-- START OF Collected data --

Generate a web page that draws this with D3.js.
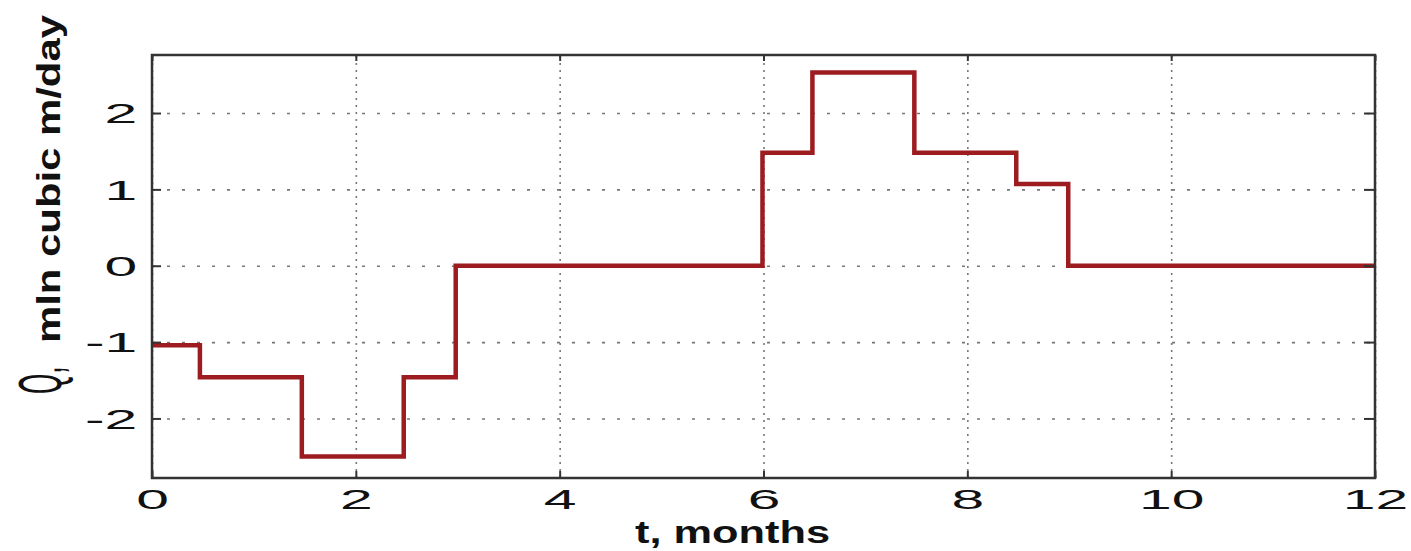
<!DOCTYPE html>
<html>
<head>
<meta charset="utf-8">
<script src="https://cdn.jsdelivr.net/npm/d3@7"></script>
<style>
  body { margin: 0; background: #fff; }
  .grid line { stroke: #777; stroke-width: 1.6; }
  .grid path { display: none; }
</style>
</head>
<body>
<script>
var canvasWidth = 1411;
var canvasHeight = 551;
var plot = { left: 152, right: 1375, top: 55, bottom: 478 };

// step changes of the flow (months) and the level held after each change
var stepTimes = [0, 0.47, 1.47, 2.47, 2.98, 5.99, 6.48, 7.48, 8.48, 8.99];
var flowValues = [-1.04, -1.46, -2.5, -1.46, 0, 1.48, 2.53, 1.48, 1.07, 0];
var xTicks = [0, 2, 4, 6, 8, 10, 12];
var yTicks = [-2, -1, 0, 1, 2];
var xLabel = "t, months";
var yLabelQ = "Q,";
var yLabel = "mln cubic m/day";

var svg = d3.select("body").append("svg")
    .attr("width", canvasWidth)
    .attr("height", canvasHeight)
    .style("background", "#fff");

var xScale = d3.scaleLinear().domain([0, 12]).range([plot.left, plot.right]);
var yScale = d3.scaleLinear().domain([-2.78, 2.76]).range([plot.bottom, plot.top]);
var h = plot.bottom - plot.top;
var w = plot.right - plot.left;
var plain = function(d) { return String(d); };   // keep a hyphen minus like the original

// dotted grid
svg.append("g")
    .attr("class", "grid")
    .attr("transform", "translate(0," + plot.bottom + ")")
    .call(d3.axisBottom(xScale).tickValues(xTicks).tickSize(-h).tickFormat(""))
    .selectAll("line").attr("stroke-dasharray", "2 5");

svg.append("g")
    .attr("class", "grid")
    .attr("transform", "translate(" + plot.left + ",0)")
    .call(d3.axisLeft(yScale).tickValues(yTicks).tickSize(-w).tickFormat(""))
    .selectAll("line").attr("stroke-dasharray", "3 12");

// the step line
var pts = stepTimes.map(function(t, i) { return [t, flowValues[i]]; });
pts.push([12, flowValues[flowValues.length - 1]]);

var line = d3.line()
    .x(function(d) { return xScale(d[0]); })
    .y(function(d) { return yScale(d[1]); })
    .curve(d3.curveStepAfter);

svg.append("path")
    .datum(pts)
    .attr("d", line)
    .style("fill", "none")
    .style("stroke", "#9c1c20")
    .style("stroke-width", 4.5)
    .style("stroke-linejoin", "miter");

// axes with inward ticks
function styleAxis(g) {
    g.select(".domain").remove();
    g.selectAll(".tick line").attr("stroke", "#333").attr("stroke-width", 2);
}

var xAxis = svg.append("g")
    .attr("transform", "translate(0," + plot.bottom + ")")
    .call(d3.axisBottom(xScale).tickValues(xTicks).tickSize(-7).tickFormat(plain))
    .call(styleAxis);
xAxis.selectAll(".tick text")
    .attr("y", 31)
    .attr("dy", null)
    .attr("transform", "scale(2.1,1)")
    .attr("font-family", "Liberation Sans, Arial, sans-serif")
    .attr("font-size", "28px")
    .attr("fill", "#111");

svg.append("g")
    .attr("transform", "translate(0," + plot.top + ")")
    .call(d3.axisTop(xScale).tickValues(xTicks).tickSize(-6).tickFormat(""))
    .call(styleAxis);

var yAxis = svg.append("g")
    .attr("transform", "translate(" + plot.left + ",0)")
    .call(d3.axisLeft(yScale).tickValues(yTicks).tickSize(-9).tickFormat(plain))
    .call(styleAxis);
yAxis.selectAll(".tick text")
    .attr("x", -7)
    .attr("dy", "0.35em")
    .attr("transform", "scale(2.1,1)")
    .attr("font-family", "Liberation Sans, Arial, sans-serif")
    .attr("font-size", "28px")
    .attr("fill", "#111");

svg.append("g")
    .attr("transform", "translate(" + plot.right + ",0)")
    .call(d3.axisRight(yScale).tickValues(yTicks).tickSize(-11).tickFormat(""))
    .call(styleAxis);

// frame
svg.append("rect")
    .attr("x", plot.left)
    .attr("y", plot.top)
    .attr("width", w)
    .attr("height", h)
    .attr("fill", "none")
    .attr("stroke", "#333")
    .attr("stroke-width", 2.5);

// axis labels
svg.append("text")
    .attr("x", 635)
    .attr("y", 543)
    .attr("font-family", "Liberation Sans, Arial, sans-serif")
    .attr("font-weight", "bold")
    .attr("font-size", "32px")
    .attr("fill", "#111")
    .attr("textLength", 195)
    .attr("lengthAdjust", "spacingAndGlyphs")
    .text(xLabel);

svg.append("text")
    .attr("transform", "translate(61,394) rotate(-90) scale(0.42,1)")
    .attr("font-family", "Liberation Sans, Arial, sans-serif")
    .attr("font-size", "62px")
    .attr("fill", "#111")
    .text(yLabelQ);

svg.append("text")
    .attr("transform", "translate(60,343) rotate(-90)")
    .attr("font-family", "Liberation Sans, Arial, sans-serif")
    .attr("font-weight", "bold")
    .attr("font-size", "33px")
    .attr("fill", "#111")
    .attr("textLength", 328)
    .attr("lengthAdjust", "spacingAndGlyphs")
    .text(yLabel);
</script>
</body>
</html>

-- END OF Collected data --

**Short task**
Omit the pictures and give the material again, exactly and in full.

**Solution**
Generate a web page that draws this with D3.js.
<!DOCTYPE html>
<html>
<head>
<meta charset="utf-8">
<script src="https://cdn.jsdelivr.net/npm/d3@7"></script>
<style>
  body { margin: 0; background: #fff; }
  .grid line { stroke: #777; stroke-width: 1.6; }
  .grid path { display: none; }
</style>
</head>
<body>
<script>
var canvasWidth = 1411;
var canvasHeight = 551;
var plot = { left: 152, right: 1375, top: 55, bottom: 478 };

// step changes of the flow (months) and the level held after each change
var stepTimes = [0, 0.47, 1.47, 2.47, 2.98, 5.99, 6.48, 7.48, 8.48, 8.99];
var flowValues = [-1.04, -1.46, -2.5, -1.46, 0, 1.48, 2.53, 1.48, 1.07, 0];
var xTicks = [0, 2, 4, 6, 8, 10, 12];
var yTicks = [-2, -1, 0, 1, 2];
var xLabel = "t, months";
var yLabelQ = "Q,";
var yLabel = "mln cubic m/day";

var svg = d3.select("body").append("svg")
    .attr("width", canvasWidth)
    .attr("height", canvasHeight)
    .style("background", "#fff");

var xScale = d3.scaleLinear().domain([0, 12]).range([plot.left, plot.right]);
var yScale = d3.scaleLinear().domain([-2.78, 2.76]).range([plot.bottom, plot.top]);
var h = plot.bottom - plot.top;
var w = plot.right - plot.left;
var plain = function(d) { return String(d); };   // keep a hyphen minus like the original

// dotted grid
svg.append("g")
    .attr("class", "grid")
    .attr("transform", "translate(0," + plot.bottom + ")")
    .call(d3.axisBottom(xScale).tickValues(xTicks).tickSize(-h).tickFormat(""))
    .selectAll("line").attr("stroke-dasharray", "2 5");

svg.append("g")
    .attr("class", "grid")
    .attr("transform", "translate(" + plot.left + ",0)")
    .call(d3.axisLeft(yScale).tickValues(yTicks).tickSize(-w).tickFormat(""))
    .selectAll("line").attr("stroke-dasharray", "3 12");

// the step line
var pts = stepTimes.map(function(t, i) { return [t, flowValues[i]]; });
pts.push([12, flowValues[flowValues.length - 1]]);

var line = d3.line()
    .x(function(d) { return xScale(d[0]); })
    .y(function(d) { return yScale(d[1]); })
    .curve(d3.curveStepAfter);

svg.append("path")
    .datum(pts)
    .attr("d", line)
    .style("fill", "none")
    .style("stroke", "#9c1c20")
    .style("stroke-width", 4.5)
    .style("stroke-linejoin", "miter");

// axes with inward ticks
function styleAxis(g) {
    g.select(".domain").remove();
    g.selectAll(".tick line").attr("stroke", "#333").attr("stroke-width", 2);
}

var xAxis = svg.append("g")
    .attr("transform", "translate(0," + plot.bottom + ")")
    .call(d3.axisBottom(xScale).tickValues(xTicks).tickSize(-7).tickFormat(plain))
    .call(styleAxis);
xAxis.selectAll(".tick text")
    .attr("y", 31)
    .attr("dy", null)
    .attr("transform", "scale(2.1,1)")
    .attr("font-family", "Liberation Sans, Arial, sans-serif")
    .attr("font-size", "28px")
    .attr("fill", "#111");

svg.append("g")
    .attr("transform", "translate(0," + plot.top + ")")
    .call(d3.axisTop(xScale).tickValues(xTicks).tickSize(-6).tickFormat(""))
    .call(styleAxis);

var yAxis = svg.append("g")
    .attr("transform", "translate(" + plot.left + ",0)")
    .call(d3.axisLeft(yScale).tickValues(yTicks).tickSize(-9).tickFormat(plain))
    .call(styleAxis);
yAxis.selectAll(".tick text")
    .attr("x", -7)
    .attr("dy", "0.35em")
    .attr("transform", "scale(2.1,1)")
    .attr("font-family", "Liberation Sans, Arial, sans-serif")
    .attr("font-size", "28px")
    .attr("fill", "#111");

svg.append("g")
    .attr("transform", "translate(" + plot.right + ",0)")
    .call(d3.axisRight(yScale).tickValues(yTicks).tickSize(-11).tickFormat(""))
    .call(styleAxis);

// frame
svg.append("rect")
    .attr("x", plot.left)
    .attr("y", plot.top)
    .attr("width", w)
    .attr("height", h)
    .attr("fill", "none")
    .attr("stroke", "#333")
    .attr("stroke-width", 2.5);

// axis labels
svg.append("text")
    .attr("x", 635)
    .attr("y", 543)
    .attr("font-family", "Liberation Sans, Arial, sans-serif")
    .attr("font-weight", "bold")
    .attr("font-size", "32px")
    .attr("fill", "#111")
    .attr("textLength", 195)
    .attr("lengthAdjust", "spacingAndGlyphs")
    .text(xLabel);

svg.append("text")
    .attr("transform", "translate(61,394) rotate(-90) scale(0.42,1)")
    .attr("font-family", "Liberation Sans, Arial, sans-serif")
    .attr("font-size", "62px")
    .attr("fill", "#111")
    .text(yLabelQ);

svg.append("text")
    .attr("transform", "translate(60,343) rotate(-90)")
    .attr("font-family", "Liberation Sans, Arial, sans-serif")
    .attr("font-weight", "bold")
    .attr("font-size", "33px")
    .attr("fill", "#111")
    .attr("textLength", 328)
    .attr("lengthAdjust", "spacingAndGlyphs")
    .text(yLabel);
</script>
</body>
</html>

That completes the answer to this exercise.